= Washington state court system =

Judicial system in Washington State, USA

In Washington, there are several state courts. Judges are elected and serve four-year or six-year terms. Most judges first come to office when the governor of Washington appoints them after a vacancy is created – either by the death, resignation, retirement, or removal of a sitting judge, or when a new seat on the bench is created by the Washington State Legislature

== Courts ==
The Washington state court system is made up of four court levels. The highest court is the Washington state Supreme Court, followed by the Court of Appeals, the Superior Courts, and the Courts of Limited Jurisdiction.

Most cases, both criminal and civil, begin at the district, municipal, or superior levels first. Misdemeanor cases and smaller civil disputes start in district or municipal courts, while felonies and larger civil cases are handled by the superior courts. When a case is appealed, it then moves to the Court of Appeals, which must accept all cases with no exceptions. The Washington Supreme Court reviews cases at its own discretion, except for capital punishment cases which receive automatic review.

The structure of today’s Washington state court system developed over time. When the state constitution was first approved on October 1 of 1889, it formed a Supreme Court with five justices, each elected by Washington voters. In 1907, the state changed its elections to nonpartisan, and in 1909, the Supreme Court increased its number of justices to nine, which is still in effect today. The Court of Appeals was later created in 1969 as an intermediate appellate court.

=== Supreme Court ===

The Washington state Supreme Court is the highest level court and oversees the entire state judiciary. As the court of last resort, they are responsible for reviewing decisions made by the lower courts and receive over 1,000 requests for review per year. The Court has discretionary jurisdiction, meaning it only accepts a fraction of these requests, often prioritizing cases that involve conflicting appellate decisions, major constitutional questions, or issues of broad public importance.

The Supreme Court hears about 45 cases during each four-month session, and publish close to 150 decisions each year. The justices split responsibility for writing the Court’s opinions, and at least five of the nine must agree before a ruling is made.

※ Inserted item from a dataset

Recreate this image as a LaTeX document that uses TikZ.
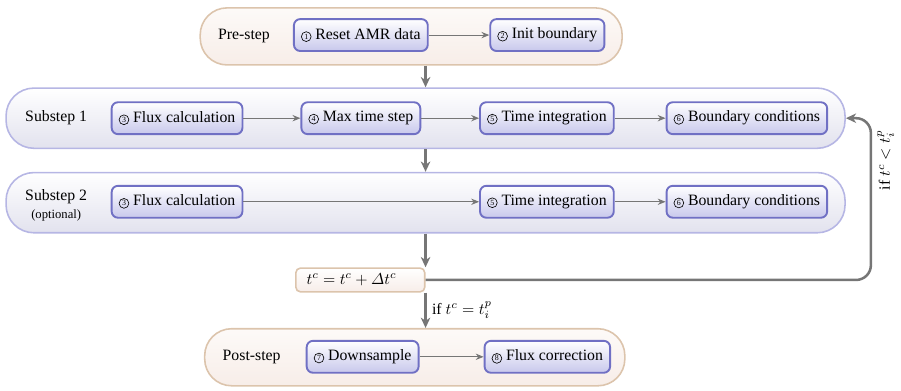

The nine justices of the Supreme Court serve a 6-year term through statewide, nonpartisan elections, meaning there are no justices affiliated with a political party. The terms are staggered so that three justices are elected every two years. To qualify, candidates must have been licensed attorneys in the state of Washington for at least five years, and under the age of 75. If vacancies occur, they’re filled by the Washington's Governor and are then up for election at the state’s next general election. The Chief Justice is the head of the court and is elected internally by the Supreme Court, who serves a term of 4 years.

=== Court of Appeals ===

The Washington Court of Appeals has three divisions, based in Tacoma, Seattle, and Spokane. This court considers appeals in civil and criminal cases that are appealed from Superior Courts.

An appeal to the Court of Appeals is a matter of right - unlike the Washington Supreme Court, which has discretionary jurisdiction, the State Court of Appeals has mandatory jurisdiction – it must hear all civil and criminal appeals that are filed with the court. Court of Appeals judges are elected and serve six-year terms.

=== Superior Court ===
Washington has 39 Superior Courts, one in each of Washington's 39 counties. Superior Courts are the trial courts of general jurisdiction in Washington. A Superior Court may consider all civil and criminal matters occurring within a county's boundary. The Superior Court also has exclusive jurisdiction over civil matters in which the amount in controversy is more than $75,000, felony cases, estate and probate matters, family law cases (including divorces and child custody hearings), and juvenile proceedings. They act as a court of appeal for cases from the District and Municipal Courts. Superior Court judges are elected and serve four-year terms.

=== Courts of Limited Jurisdiction ===

==== District Courts ====
Each of Washington's 39 counties also has a state District Court. These are courts of limited jurisdiction that hear traffic infractions, criminal traffic citations, misdemeanors and gross misdemeanors, civil cases with an amount in controversy less than $100,000, and small claims suits. The District Court conducts trials and other attendant hearings. District Court judges are elected and serve four-year terms.

==== Municipal Courts ====
Washington's cities may establish Municipal Courts (e.g., Seattle Municipal Court). Municipal Courts are courts of limited jurisdiction like state District Courts, but Municipal Courts may not hear civil lawsuits. A Municipal Court may only consider and has exclusive jurisdiction over non-criminal traffic citations, as well as misdemeanor and gross misdemeanor crimes that occur within a city's boundary. Municipal Courts conduct trials and other attendant hearings. Municipal Court judges are elected or appointed by mayors or city councils and serve four-year terms.